Engineering degrees typically take four years to complete. However, it takes the average student 4-5 years to become an engineer.
Realistically, getting your degree in engineering can take anywhere from 3-6 years depending on how you structure your undergrad. In this article, we’ll talk about how you can graduate early and why taking longer than 4 years to graduate is usually a good thing.
- The typical 4-year engineering curriculum
- How to graduate from engineering early
- Why graduating late is good in engineering
- Key take-aways
The typical 4-year engineering curriculum
Most colleges and universities in the US have four-year engineering degrees. The curriculum consists of 120-130 credits broken up into eight semesters (not including summer semesters). If you complete your degree in 8 semesters and have no credits coming in, it comes out to 15-18 credits per semester.
There are many ways to structure your undergrad, but the typical breakdown usually consists of:
- Year 1: Gen Eds and introductory STEM courses (such as physics 1, chemistry 1, and calculus 1)
- Year 2: Completion of the physics, chemistry, and calculus courses, and introductory major courses
- Year 3: Intermediate/advanced major courses and labs
- Year 4: Advanced major courses/labs and senior design
It should be noted that completing 15-18 credits per semester in engineering is extremely difficult. Most students take summer courses or add a semester to lighten the course load and make room for other activities.
How to graduate engineering early
It’s very rare to graduate from engineering early, but it is possible. Here are two ways to graduate from engineering early:
- Coming in with credits from high school: Coming into engineering with AP/IB/Dual Enrollment credits under your belt is one way to graduate early. However, even if you have a whole semester’s worth of credits coming in, it doesn’t guarantee that you will graduate early. Engineering courses can’t be arranged in any order.
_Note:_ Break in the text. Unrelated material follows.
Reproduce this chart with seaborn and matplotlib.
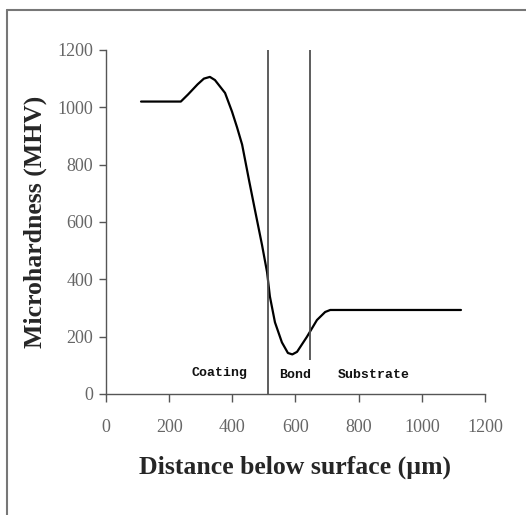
import numpy as np
import pandas as pd
import seaborn as sns
import matplotlib.pyplot as plt
from matplotlib.lines import Line2D

# hardness profile
depth = [111, 180, 237, 260, 290, 310, 329, 345, 377, 399, 415, 431, 446, 453,
         472, 494, 510, 519, 535, 557, 576, 590, 605, 636, 668, 694, 710, 800, 1000, 1124]
hardness = [1020, 1020, 1020, 1045, 1080, 1100, 1106, 1095, 1050, 985, 930, 870, 785, 745,
            640, 520, 425, 340, 250, 180, 143, 138, 147, 199, 258, 286, 293, 293, 293, 293]

# region boundaries (x position, lower end of the line)
boundary_x = [513, 646]
boundary_low = [0, 120]
boundary_high = [1200, 1200]

region_names = ["Coating", "Bond", "Substrate"]
region_x = [361, 598, 849]
region_y = [73, 66, 66]

x_ticks = [0, 200, 400, 600, 800, 1000, 1200]
y_ticks = [0, 200, 400, 600, 800, 1000, 1200]

df = pd.DataFrame({"depth": depth, "hardness": hardness})

sns.set_style("white")
fig = plt.figure(figsize=(5.26, 5.15), dpi=100)
ax = fig.add_axes([0.2015, 0.235, 0.7205, 0.668])

sns.lineplot(data=df, x="depth", y="hardness", color="black", linewidth=1.6, ax=ax)
ax.vlines(boundary_x, boundary_low, boundary_high, colors="#505050", linewidth=1.3)

for name, x, y in zip(region_names, region_x, region_y):
    ax.text(x, y, name, ha="center", va="center", fontsize=9.5,
            family="Liberation Mono", fontweight="bold", color="#111111")

ax.set_xlim(0, 1200)
ax.set_ylim(0, 1200)
ax.set_xticks(x_ticks)
ax.set_yticks(y_ticks)
for side in ["top", "right"]:
    ax.spines[side].set_visible(False)
for side in ["left", "bottom"]:
    ax.spines[side].set_color("#555555")
    ax.spines[side].set_linewidth(1.0)
ax.tick_params(axis="both", direction="out", width=1, color="#555555",
               labelcolor="#666666", labelsize=13, left=True, bottom=True)
ax.tick_params(axis="y", length=5, pad=4)
ax.tick_params(axis="x", length=6, pad=12)
for lab in ax.get_xticklabels() + ax.get_yticklabels():
    lab.set_family("Liberation Serif")

ax.set_xlabel("Distance below surface (µm)", family="Liberation Serif",
              fontweight="bold", fontsize=18.5, labelpad=14)
ax.set_ylabel("Microhardness (MHV)", family="Liberation Serif",
              fontweight="bold", fontsize=18.5, labelpad=8)

# outer frame (only top and left visible in the original crop)
fig.add_artist(Line2D([7 / 526, 1], [1 - 10 / 515, 1 - 10 / 515], color="#777777", linewidth=1.5))
fig.add_artist(Line2D([7 / 526, 7 / 526], [0, 1 - 10 / 515], color="#777777", linewidth=1.5))

fig.savefig("out.png", dpi=100)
Many courses are pre-requisites or require pre-requisites. Even if you don’t graduate early, it allows you to spread out your courses and take a more manageable number of credits per semester.
- Taking summer courses: Most universities don’t include summer courses in their model semester plans. However, many courses are offered over the summer. If you took nine credits over all three summers, you could easily graduate two semesters early.
While it’s possible to graduate from engineering early, it’s not recommended. Graduating early usually requires you to take more than 12 credits a semester. When you take 15-18 credits a semester, it’s hard enough to manage your classes. It leaves very little time for design teams, clubs, research, and jobs. All of which are more important to employers than GPA.
There are more benefits from graduating on time or even late than there are from graduating early. We’ll talk about that next.
Why graduating late is good in engineering
It’s common for engineering undergraduate students to take 4.5-5 years (sometimes as long as 6 years) to graduate. As an incoming engineering student, this might seem like a bad thing at first glance. The high school days of prioritizing classes and GPA are over and that can be a hard transition. Read What is a Good GPA for Engineering Students? for more information.
Most students who graduate in more than four years do so because they supplement their undergraduate degree with multiple internships. In engineering, internships and co-ops are the best things you can have on your resume.
If you only do summer internships, you should still be able to graduate in four years. However, this is assuming that you can take 15-18 credits per semester, which is a LOT. Most students aren’t able to handle this many credits a semester while juggling their extracurriculars and maintaining their GPA. If you’re not using your summers to take courses, it may end up extending your graduation date.
Co-ops typically occur during the school year. When you sacrifice one semester to a co-op, it usually ends up being tacked on to the end. You can always take classes online during your co-op, but generally speaking, it’s hard to make up an entire missed semester.
You should always prioritize doing internships over graduating on time. Graduating a semester late is even a benefit for many students because it allows for another potential summer internship. Having just one internship makes a huge difference when it comes time to apply for jobs. Students with multiple internships often have one or more job offers before they even graduate.
Read Co-ops vs. Internships: 7 Major Differences for more information on the pros and cons of doing internships and co-ops.
- Most engineering degrees are 4-year degrees, but it can take anywhere from 3-6 years to complete your degree. On average, it takes 4-5 years to become an engineer.
- It is possible to graduate early, but it is very difficult and is usually not worth it since you sacrifice time that could go to internships or extracurricular activities, which are more important to employers than GPA.
- It’s encouraged to graduate in more than 4 years if it means that you supplemented your undergrad with internships, co-ops, or other extracurricular activities.